Complacency and the VIX: Hedge funds in a tough position
By Danny Riley
The Asian markets closed higher and Europe is down across the board. Today’s economic calendar starts out with four economic releases and some Fed speak. If you think yesterday was a long day, just wait for today …
I cannot speak for everyone, but I keep looking for some light at the end of the tunnel. After a ferocious credit crisis (still going), I find it very hard to believe that ourelected officials have not negotiated a deal to reopen the government. Why is it that we have to do a countdown to a default? And what does that mean for us individually? Because we can’t seem to get anything concrete out of the politicians, who can we get it from? Who can we trust? Well, for my money, I am going with Moody’s CEO Raymond McDaniel, who told CNBC that “It is unlikely that we go past October 17 and fail to raise the debt ceiling, but even if that does happen, then we think that the U.S. Treasury is still going to pay on those Treasury securities.” Does that cure all my anxieties? Not really, because it always seems like it’s on to the next problem.
Yesterday the Dow closed on a new one-month low and the VIX spiked another 13% as it nears 19. I have been talking about complacency for the last two weeks. Yesterday the Chicago Board of Options (CBOE) volatility index traded as high as 18.93. The “fear gauge” spiked to the highest level since June, when the talk of a possible Fed taper was at its high. While there is a lack of turbulence on the surface, that tends to be the deceptive part of complacency. Many of the big investment firms and hedge funds have cut way back and are trying to hold on to gains. After hedging so many times and then having to lift the hedge when the markets start going back up, many firms have decided against throwing hedges on every time the S&P sells off. If that’s the case and the S&P starts going down hard, the hedge funds will be forced into selling.

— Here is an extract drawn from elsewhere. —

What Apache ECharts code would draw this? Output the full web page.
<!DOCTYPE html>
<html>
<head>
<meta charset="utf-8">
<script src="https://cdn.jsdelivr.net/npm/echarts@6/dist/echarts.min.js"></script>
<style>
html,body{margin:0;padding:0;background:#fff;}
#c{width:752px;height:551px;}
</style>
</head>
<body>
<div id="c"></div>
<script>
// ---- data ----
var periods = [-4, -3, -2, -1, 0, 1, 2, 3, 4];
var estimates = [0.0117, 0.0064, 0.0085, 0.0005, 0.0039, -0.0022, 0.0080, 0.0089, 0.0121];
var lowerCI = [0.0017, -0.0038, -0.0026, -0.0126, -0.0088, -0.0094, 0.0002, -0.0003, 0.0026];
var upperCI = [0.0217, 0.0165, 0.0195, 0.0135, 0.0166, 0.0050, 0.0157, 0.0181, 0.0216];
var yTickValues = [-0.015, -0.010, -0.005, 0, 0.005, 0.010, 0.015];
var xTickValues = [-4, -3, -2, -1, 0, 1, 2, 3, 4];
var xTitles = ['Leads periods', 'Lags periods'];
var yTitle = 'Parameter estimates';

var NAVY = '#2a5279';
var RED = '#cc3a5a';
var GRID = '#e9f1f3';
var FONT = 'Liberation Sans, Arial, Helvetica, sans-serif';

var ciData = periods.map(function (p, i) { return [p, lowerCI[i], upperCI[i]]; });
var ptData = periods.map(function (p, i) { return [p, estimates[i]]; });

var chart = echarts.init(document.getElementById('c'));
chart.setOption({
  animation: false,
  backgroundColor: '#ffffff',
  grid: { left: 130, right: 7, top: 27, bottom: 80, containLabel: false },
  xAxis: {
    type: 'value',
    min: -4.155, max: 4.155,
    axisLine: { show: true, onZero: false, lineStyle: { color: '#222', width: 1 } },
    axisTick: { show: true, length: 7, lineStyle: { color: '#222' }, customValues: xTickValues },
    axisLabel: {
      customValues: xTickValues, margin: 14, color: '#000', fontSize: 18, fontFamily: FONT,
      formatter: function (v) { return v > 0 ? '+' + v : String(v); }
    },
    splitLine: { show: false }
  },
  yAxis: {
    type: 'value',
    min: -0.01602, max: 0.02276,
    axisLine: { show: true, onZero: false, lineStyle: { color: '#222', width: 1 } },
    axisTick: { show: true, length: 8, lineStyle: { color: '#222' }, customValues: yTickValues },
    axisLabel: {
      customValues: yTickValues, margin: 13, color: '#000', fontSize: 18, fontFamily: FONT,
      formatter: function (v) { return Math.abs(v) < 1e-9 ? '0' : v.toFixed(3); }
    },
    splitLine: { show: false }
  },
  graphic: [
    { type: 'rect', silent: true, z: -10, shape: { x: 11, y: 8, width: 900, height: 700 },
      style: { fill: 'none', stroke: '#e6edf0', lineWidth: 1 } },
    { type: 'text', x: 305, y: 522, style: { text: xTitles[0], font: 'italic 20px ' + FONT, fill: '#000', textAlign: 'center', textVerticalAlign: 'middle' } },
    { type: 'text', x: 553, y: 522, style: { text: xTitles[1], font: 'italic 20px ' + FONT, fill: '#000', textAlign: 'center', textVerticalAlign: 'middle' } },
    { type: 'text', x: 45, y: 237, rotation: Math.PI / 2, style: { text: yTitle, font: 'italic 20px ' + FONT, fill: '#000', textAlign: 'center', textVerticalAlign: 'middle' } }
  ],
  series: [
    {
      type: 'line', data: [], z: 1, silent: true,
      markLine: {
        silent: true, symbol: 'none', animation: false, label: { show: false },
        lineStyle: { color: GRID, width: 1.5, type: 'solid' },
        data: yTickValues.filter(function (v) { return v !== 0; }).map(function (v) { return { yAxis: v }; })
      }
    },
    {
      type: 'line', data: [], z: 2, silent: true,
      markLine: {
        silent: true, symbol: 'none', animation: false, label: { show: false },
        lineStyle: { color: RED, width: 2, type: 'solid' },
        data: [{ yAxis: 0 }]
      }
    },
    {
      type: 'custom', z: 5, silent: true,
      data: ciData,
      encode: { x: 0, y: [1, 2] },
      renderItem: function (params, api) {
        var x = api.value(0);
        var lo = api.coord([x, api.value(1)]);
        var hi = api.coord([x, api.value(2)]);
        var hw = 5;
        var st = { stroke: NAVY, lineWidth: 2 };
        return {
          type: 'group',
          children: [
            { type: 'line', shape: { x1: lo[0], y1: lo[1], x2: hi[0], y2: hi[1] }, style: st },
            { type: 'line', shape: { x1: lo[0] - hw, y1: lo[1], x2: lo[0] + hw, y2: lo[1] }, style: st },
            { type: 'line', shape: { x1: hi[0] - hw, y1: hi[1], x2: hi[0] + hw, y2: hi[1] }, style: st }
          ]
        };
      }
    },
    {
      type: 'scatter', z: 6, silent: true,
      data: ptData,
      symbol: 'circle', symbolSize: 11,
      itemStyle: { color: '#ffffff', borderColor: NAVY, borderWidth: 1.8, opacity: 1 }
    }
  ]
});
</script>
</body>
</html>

Our view: The overall price action of the ESZ got really weak late in the day. I know certain people question the MiM, but there have been too many instances of late where the MiM showed big to sell and the ESZ sold off, or like yesterday when the MiM started out on the buy side and gradually turned to the sell side with the S&P trading in lockstep during the late-day 7-8 handle selloff. As far as today goes, we think we initially could see lower prices and them some type of bounce. When the markets go quiet like they were yesterday and all the downward thrust is used up on the open, the S&P just starts drifting higher. There was no new buying during yesterday’s rally, it was all short covering. Our view is to buy the early weakness and sell the rally. As we said yesterday, at some point there is value in fear.